"(The Day You Found) Jackson Browne" by Green HandsReview
When I reviewed "Standing In The Shadows" by Green Hands back in November, I am pretty hopeful that my own enthusiasm for the track & the band communicated itself.
Subsequently, their collaboration with Kate Stapley, "Middle of Nowhere" was featured on "Hot Music Live Presents Volume Nine". I don't know how much of the consequent attention it generated reached the public arena or reached the band (I'm a little surprised how often people are kind enough to share their appreciation of HMLP tracks with me in private: I can't see why a public demonstration of respect wouldn't be in order), but their song was one which to date has apparently piqued much informed interest: possibly because, like for me, the work of the group was something previously unknown to them.
Now the follow-up, the intriguingly named "(The Day You Found) Jackson Browne" has been released and it's another product of the Humm Studios (Bristol) sessions of 2021 whence came the other two songs mentioned above (you can hear it also now on the "Hot Music Live Presents" Spotify and YouTube channels).
Involving again Jack Telford (its writer) on rhythm guitar, keyboards & lead vocals, Jake Greenway on drums, James Knight on lead guitar and Ciaran Scanlon on bass guitar, the title is a big clue to the sound: and it's an unusual one for our times. While Americana generally is a major current influence on a lot of UK based musicians, it is generally of the roots variety, rather than evoking the Laurel Canyon scene of the late 1960s/early 70s (though of course that was colossally instrumental in shaping so much British singer/songwriter material for the next half decade before punk blew it away).
The song is something of a love letter from one writer to those of that time and place (it's one of those songs to play "spot the reference" in the lyrics: it reminds me of the recent Orange River Remedy debut single in that respect) but Jack extends the exercise further into a reflection upon a general tendency to mythologise certain well defined musical scenes.
Specifically inspired by the track "Jamaica Say You Will" by Jackson Browne himself from his 1972 debut, this single takes the feel & groove of the former but as all good homages do, emulates the song rather than copies it: the arrangement leans on different instruments & while the lyrics may both in a very broad sense deal with retrospection & nostalgia, the two stories are really quite different.
It's classy & respectful while being its own creation. Bearing in mind the roots this band have in the young punk outfit Rewards & Revenge, it's startling how far they have come in terms of technique & understanding of how to get messages across in very different ways.

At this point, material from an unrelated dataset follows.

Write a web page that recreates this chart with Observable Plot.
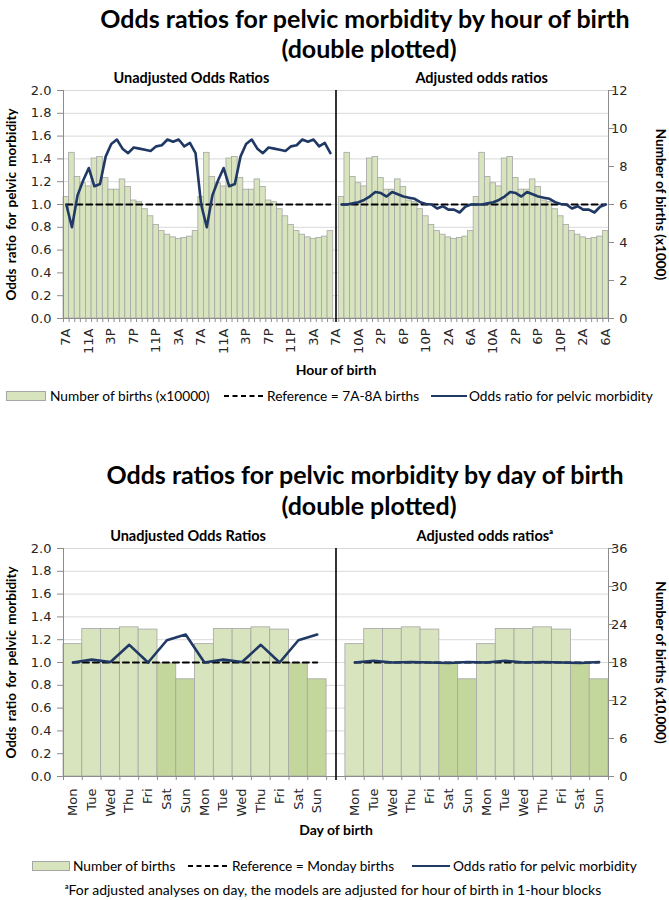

It really is little wonder when a band is sharing material of this quality & exploring interesting and idiosyncratic avenues that those, like me, coming across their work are therefore impressed & become fans (I'm intrigued as to how they might sound live). In an era with so much original music of individualistic approaches emerging in our area, Green Hands are already standing out & making a name for themselves. At the moment I might suggest that their profile is insufficiently high to reflect their character and potential. I'd hope that what we can do here at "Hot Music Live" might contribute to remedying this, that other media would follow suit & that those reading this would seek their music out, so that the message of encouragement can go back to Green Hands.